Wie verhält man sich, wenn man in einen Großraum kommt, in dem die Menschen nicht nur metaphorische Netze knüpfen? Greift man auch zu den Schnüren? Gar zur Schere? Oder sieht man nur zu? Vor dieser Entscheidung fanden sich die Besucher des Donaufestivals in der Performance „This Is Where We Draw The Line“. Und obwohl schon das Programmheft sie dazu aufgefordert hatte, „sich als choreografische Gemeinschaft zu verstehen“, blieben – zumindest am ersten Tag des Festivals – die meisten recht passiv, warteten brav, bis Chefperformerin Karin Pauer sie mit strengem Blick z. B. dazu aufforderte, paarweise an einem Strang zu ziehen.

„Imagine the two of you starting a revolution“, wurde anderen geboten. Man stelle sich vor: Revolution in der Performance! Wo könnte das hinführen? Wildes Stricken? Kollektives Knoten? Lieber nicht, das könnte doch peinlich werden . . . Also sah man lieber Ritualen zu, statt selbst Teil eines Rituals zu werden, dessen Regeln man nicht kannte. Und tat vielleicht recht daran. Auch dieser Verzicht auf rasche Einmischung, darauf, sich stets sofort „einzubringen“, wie man heute so unschön sagt, konstituiert Kultur. Wer in eine ihm neue Kirche kommt, stellt sich besser nicht gleich neben den Priester an den Altar . . .

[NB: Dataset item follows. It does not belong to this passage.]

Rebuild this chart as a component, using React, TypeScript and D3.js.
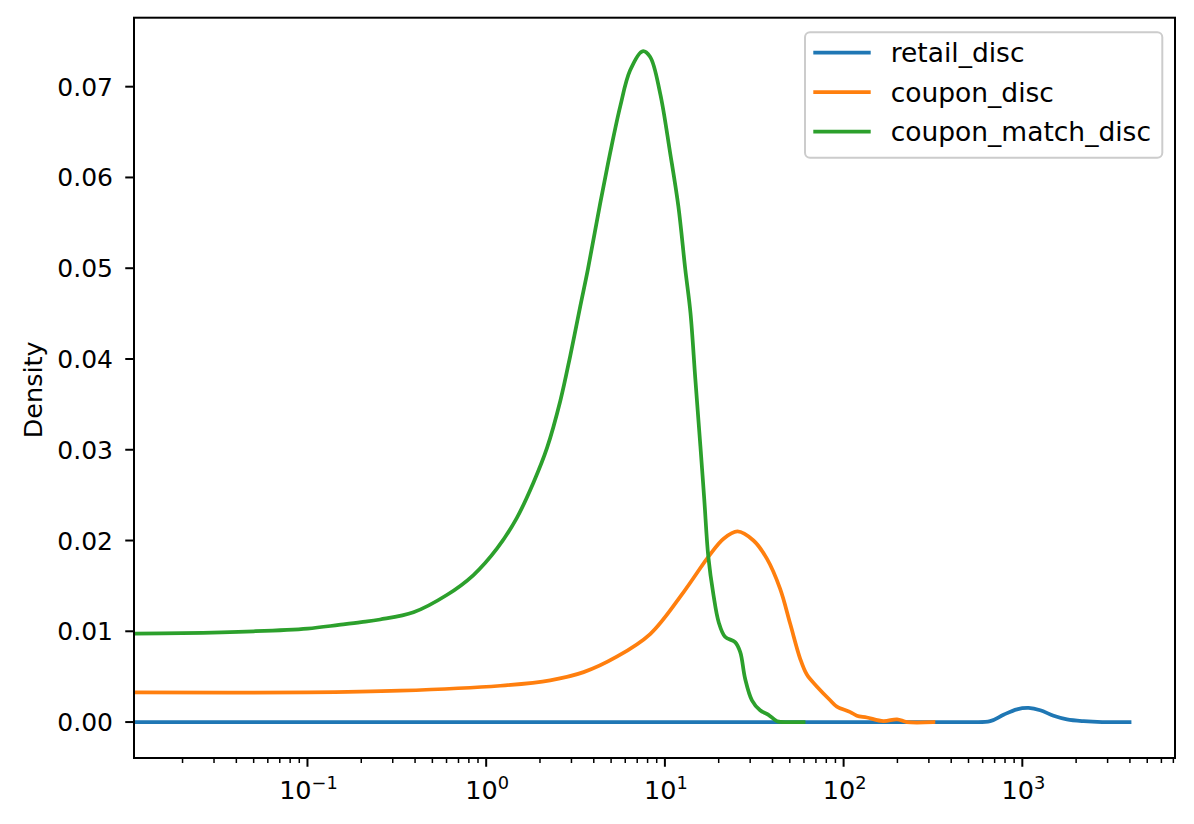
import React from "react";
import * as d3 from "d3";

const seriesNames = ["retail_disc", "coupon_disc", "coupon_match_disc"];
const seriesColors = ["#1f77b4", "#ff7f0e", "#2ca02c"];

const retailX = [0.01, 0.1, 1, 10, 100, 300, 500, 661, 785, 933, 1084, 1260, 1496, 1778, 2203, 2800, 3981];
const retailY = [0, 0, 0, 0, 0, 0, 0, 0.0001, 0.0008, 0.0014, 0.00155, 0.0013, 0.0007, 0.0003, 0.0001, 0, 0];

const couponX = [0.01, 0.1, 0.33, 1.2, 2.28, 3.51, 5.38, 8.27, 12.7, 17.5, 21.3, 25.5, 31.3, 37.2, 44.1, 50.3, 57.1, 62.4, 71, 84.1, 91.7, 109, 118.6, 135, 167, 199, 226, 318];
const couponY = [0.00326, 0.00326, 0.00345, 0.004, 0.0046, 0.0055, 0.0072, 0.0097, 0.0143, 0.0182, 0.0202, 0.021, 0.02, 0.018, 0.0147, 0.0108, 0.007, 0.0052, 0.0039, 0.0024, 0.0017, 0.0011, 0.0007, 0.0005, 0.0001, 0.0003, 0, 0];

const matchX = [0.01, 0.02, 0.05, 0.1, 0.15, 0.2, 0.255, 0.392, 0.602, 0.849, 1.148, 1.485, 1.84, 2.19, 2.6, 2.95, 3.36, 3.71, 4.35, 4.94, 5.62, 6.39, 7.5, 8.26, 9.4, 10.7, 11.9, 13.0, 13.9, 14.8, 15.8, 16.6, 17.5, 18.7, 20.0, 21.7, 24.7, 26.4, 28.1, 30.7, 34.1, 38.0, 42.4, 50, 59.7];
const matchY = [0.00975, 0.0098, 0.01, 0.0103, 0.0107, 0.011, 0.0113, 0.0121, 0.014, 0.0162, 0.0191, 0.0225, 0.0264, 0.0302, 0.0354, 0.0403, 0.0458, 0.0499, 0.0572, 0.0627, 0.0678, 0.0718, 0.0739, 0.0733, 0.0693, 0.0627, 0.0568, 0.0499, 0.0451, 0.0378, 0.0304, 0.0246, 0.0182, 0.014, 0.011, 0.0094, 0.0088, 0.0077, 0.0048, 0.0024, 0.0013, 0.0008, 0.0001, 0, 0];

const yTicks = [0, 0.01, 0.02, 0.03, 0.04, 0.05, 0.06, 0.07];
const xMajorExps = [-1, 0, 1, 2, 3];

const W = 1194;
const H = 824;
const L = 134, R = 1175, T = 17.7, B = 758;
const FONT = "DejaVu Sans, Liberation Sans, sans-serif";

export default function App() {
  const x = d3.scaleLog().domain([0.0107, 7150]).range([L, R]);
  const y = d3.scaleLinear().domain([-0.00396, 0.0776]).range([B, T]);

  const series = [
    { xs: retailX, ys: retailY },
    { xs: couponX, ys: couponY },
    { xs: matchX, ys: matchY },
  ];
  const line = d3
    .line<[number, number]>()
    .x((d) => x(d[0]))
    .y((d) => y(d[1]))
    .curve(d3.curveCatmullRom.alpha(0.5));

  const minorTicks: number[] = [];
  for (let e = -2; e <= 3; e++) {
    for (let k = 2; k <= 9; k++) {
      const v = k * Math.pow(10, e);
      if (v >= x.domain()[0] && v <= x.domain()[1]) minorTicks.push(v);
    }
  }

  return (
    <svg width={W} height={H} style={{ position: "absolute", left: 0, top: 0, background: "#fff" }} fontFamily={FONT}>
      <defs>
        <clipPath id="plotclip">
          <rect x={L} y={T} width={R - L} height={B - T} />
        </clipPath>
      </defs>
      <rect x={0} y={0} width={W} height={H} fill="#fff" />
      <g clipPath="url(#plotclip)">
        {series.map((s, i) => (
          <path
            key={i}
            d={line(s.xs.map((v, j) => [v, s.ys[j]] as [number, number])) || ""}
            fill="none"
            stroke={seriesColors[i]}
            strokeWidth={3.75}
            strokeLinejoin="round"
            strokeLinecap="square"
          />
        ))}
      </g>
      <rect x={L} y={T} width={R - L} height={B - T} fill="none" stroke="#000" strokeWidth={2} />
      {yTicks.map((t) => (
        <g key={t}>
          <line x1={L - 8.75} x2={L} y1={y(t)} y2={y(t)} stroke="#000" strokeWidth={2} />
          <text x={113} y={y(t)} dy="0.36em" textAnchor="end" fontSize={25} fill="#000">
            {t.toFixed(2)}
          </text>
        </g>
      ))}
      {minorTicks.map((t) => (
        <line key={t} x1={x(t)} x2={x(t)} y1={B} y2={B + 5} stroke="#000" strokeWidth={1.5} />
      ))}
      {xMajorExps.map((e) => {
        const px = x(Math.pow(10, e));
        return (
          <g key={e}>
            <line x1={px} x2={px} y1={B} y2={B + 8.75} stroke="#000" strokeWidth={2} />
            <text x={px + 1} y={799} textAnchor="middle" fontSize={25.5} fill="#000">
              <tspan>10</tspan>
              <tspan fontSize={17.8} dy={-10}>{e < 0 ? "\u2212" + Math.abs(e) : String(e)}</tspan>
            </text>
          </g>
        );
      })}
      <text
        transform={`translate(42, ${(T + B) / 2 + 2}) rotate(-90)`}
        textAnchor="middle"
        fontSize={25.5}
        fill="#000"
      >
        Density
      </text>
      <rect x={805} y={32.3} width={357.3} height={125.4} rx={5} fill="#fff" fillOpacity={0.8} stroke="#cccccc" strokeWidth={2} />
      {seriesNames.map((n, i) => {
        const ly = 52.7 + i * 39.5;
        return (
          <g key={n}>
            <line x1={813.3} x2={870.7} y1={ly} y2={ly} stroke={seriesColors[i]} strokeWidth={3.75} />
            <text x={890.7} y={ly} dy="0.36em" fontSize={26.5} fill="#000">
              {n}
            </text>
          </g>
        );
      })}
    </svg>
  );
}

Gut zum Thema des heurigen Donaufestivals, „New Society“, passte auch das Eröffnungskonzert in der säkularisierten Minoritenkirche. Dort fanden sich Vertreter zweier vermeintlich recht unterschiedlicher Gesellschaften: der israelische Noise-Gitarrist Yonatan Gat und Trommler aus dem „Volk der Algonkin“, so das Programmheft. Diese sahen aus, wie sich ein Leser von „Der Schut“ und „Lederstrumpf“ in den 1970er-Jahren „Indianer“ vorgestellt hat, mit Federschmuck, Fransenjacke, Medizinbeutel. Und zum Teil mit der steilen Frisur, die man seit Punk einen „Irokesen“ nennt, auf Englisch „Mohawk“. Womit einen dieses Konzert weniger in Trance versetzte als grübeln ließ, wie die Volks- und Sprachbezeichnungen Mohawk, Irokesen und Algonkin zusammenhängen. Und ob man solch eine Darbietung volkstümlich nennen kann. Laut und zumindest für Minuten fesselnd war sie, und es war schön, die Musiker ein paar Stunden später beim weihevollen Auftritt der parasakralen Schwedin Anna von Hausswolff gemeinsam und halbwegs andächtig im Publikum zu sehen.

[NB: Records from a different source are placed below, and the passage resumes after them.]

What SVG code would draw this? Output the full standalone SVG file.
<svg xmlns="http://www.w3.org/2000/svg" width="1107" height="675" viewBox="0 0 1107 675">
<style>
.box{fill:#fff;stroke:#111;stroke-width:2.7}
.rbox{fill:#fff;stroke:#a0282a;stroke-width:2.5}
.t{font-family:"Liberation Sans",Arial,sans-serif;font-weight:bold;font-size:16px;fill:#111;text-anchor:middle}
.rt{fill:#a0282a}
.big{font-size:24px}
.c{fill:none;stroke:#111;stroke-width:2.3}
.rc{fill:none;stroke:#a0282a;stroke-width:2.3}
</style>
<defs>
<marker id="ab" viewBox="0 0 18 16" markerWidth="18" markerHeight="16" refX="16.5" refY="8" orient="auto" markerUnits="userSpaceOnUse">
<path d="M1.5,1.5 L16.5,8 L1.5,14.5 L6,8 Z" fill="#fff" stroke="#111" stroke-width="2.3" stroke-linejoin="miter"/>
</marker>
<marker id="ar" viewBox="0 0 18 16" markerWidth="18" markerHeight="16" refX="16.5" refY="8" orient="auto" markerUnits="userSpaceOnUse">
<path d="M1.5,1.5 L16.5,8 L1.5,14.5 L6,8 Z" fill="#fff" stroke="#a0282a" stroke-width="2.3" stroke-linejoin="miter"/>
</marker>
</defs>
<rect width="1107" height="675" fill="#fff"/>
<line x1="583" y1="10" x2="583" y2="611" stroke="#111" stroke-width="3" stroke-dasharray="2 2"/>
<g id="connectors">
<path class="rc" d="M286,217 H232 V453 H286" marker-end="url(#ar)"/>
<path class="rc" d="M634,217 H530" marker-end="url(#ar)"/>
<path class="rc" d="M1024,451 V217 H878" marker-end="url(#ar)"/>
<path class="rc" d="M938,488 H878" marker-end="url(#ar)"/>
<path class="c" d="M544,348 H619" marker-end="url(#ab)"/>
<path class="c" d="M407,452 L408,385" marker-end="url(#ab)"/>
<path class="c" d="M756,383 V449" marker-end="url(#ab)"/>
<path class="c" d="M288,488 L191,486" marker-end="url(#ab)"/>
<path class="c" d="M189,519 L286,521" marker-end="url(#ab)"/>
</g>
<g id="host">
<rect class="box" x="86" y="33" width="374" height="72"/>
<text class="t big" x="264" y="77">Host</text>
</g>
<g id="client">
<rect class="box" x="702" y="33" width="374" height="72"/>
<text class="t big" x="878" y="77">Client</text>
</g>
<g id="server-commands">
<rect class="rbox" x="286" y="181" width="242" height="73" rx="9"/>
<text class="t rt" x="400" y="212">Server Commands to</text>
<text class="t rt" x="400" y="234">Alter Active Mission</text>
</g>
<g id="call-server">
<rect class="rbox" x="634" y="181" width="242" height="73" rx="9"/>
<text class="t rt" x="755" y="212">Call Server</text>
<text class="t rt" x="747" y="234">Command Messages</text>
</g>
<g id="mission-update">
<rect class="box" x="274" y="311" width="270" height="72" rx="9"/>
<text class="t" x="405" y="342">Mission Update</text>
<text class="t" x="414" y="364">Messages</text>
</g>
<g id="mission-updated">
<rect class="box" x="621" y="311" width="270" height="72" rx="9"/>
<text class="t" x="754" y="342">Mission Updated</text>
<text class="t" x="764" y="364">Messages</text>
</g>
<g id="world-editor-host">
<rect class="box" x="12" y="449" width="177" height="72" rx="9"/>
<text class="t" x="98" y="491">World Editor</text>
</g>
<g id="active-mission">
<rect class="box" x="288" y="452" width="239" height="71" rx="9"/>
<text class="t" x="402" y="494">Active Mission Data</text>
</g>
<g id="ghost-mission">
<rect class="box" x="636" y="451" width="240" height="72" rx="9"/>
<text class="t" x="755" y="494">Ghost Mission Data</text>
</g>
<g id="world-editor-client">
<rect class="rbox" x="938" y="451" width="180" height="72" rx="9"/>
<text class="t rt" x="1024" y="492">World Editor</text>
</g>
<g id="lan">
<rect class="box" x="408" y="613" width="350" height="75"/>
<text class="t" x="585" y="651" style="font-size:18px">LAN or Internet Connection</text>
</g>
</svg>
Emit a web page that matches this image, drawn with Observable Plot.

Davor hatte man ein anderes Ritual erlebt, das zwar „Alien Parade“ hieß, aber in Krems und Umgebung durchaus heimisch ist: Eine Blaskapelle (aus dem Umfeld der bayrischen Indie-Rock-Band The Notwist) zog paukend und posaunend unter reger Publikumsbeteiligung von Stein zum Kremser Messegelände. Beim Einmarsch hörte man konkurrierende Klänge, unverständliche, hysterisch anmutende Parolen. Noch ein Ritual? Ein Überraschungshappening? Der Fall war rasch geklärt: Am Fußballplatz daneben fand ein Spiel der Landesliga statt, und die Stimme war die des Platzsprechers.

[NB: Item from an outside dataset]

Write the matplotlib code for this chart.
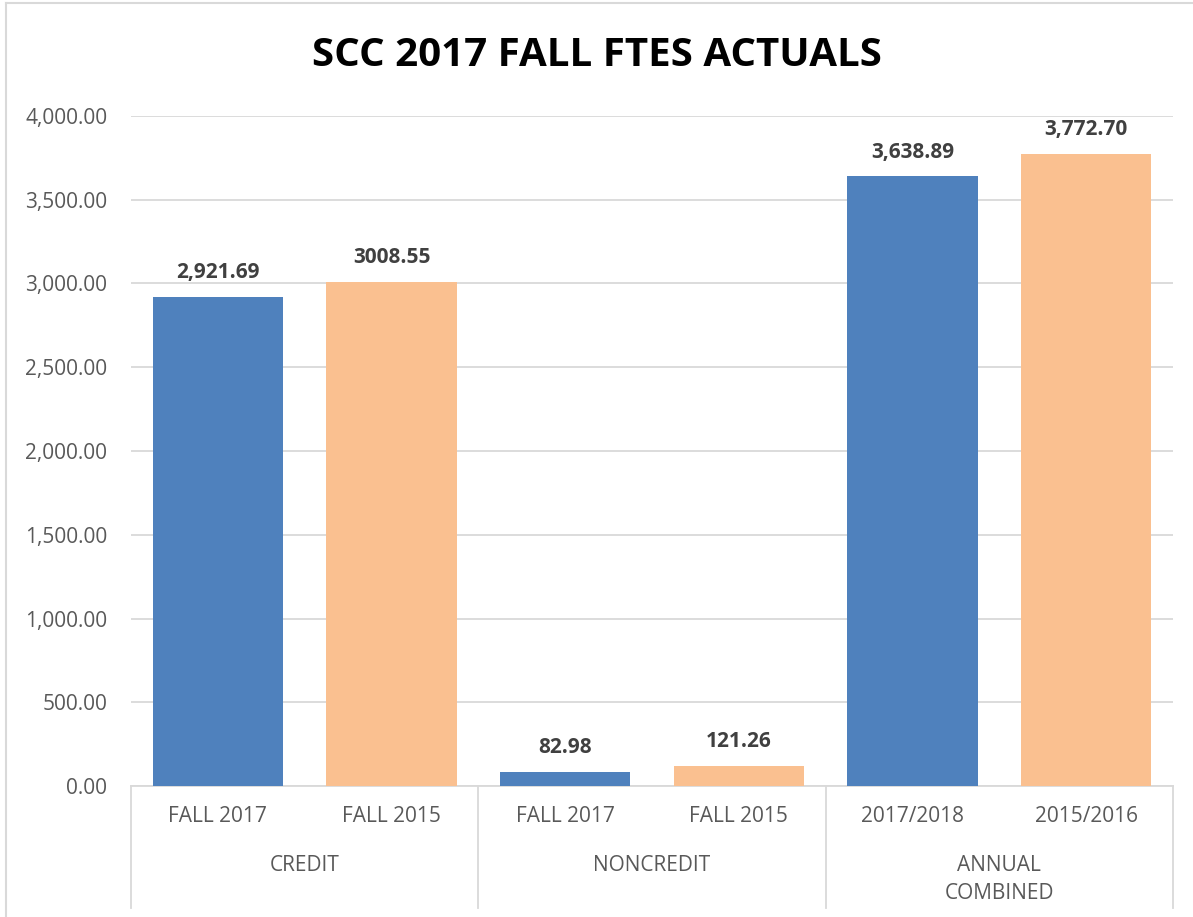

Inspirierend wirkte auch das erste große Theater des Donaufestivals, „Paradise Now (1968–2018)“, eine Art Re-enactment einer Aufführung der Anarchotheatergruppe The Living Theatre aus dem Jahr 1968 durch 13 Jugendliche. Eine Parade der gefrorenen Bilder und gestellten Ekstasen als Reise zurück in eine unschuldige Zeit, in der man noch „Free love!“, „Fantasie an die Macht“ und „Change the world!“ rufen konnte, ohne wie ein Werbetexter zu wirken. Am Ende nachdenkliche Texte der Jugendlichen, zuletzt der Satz: „The present is the most difficult thing for us to live.“ Wir werden noch einmal darüber nachdenken müssen.

(Das Donaufestival findet noch am Sonntag, den 28. 4., und dann von 3. bis 5. Mai statt.)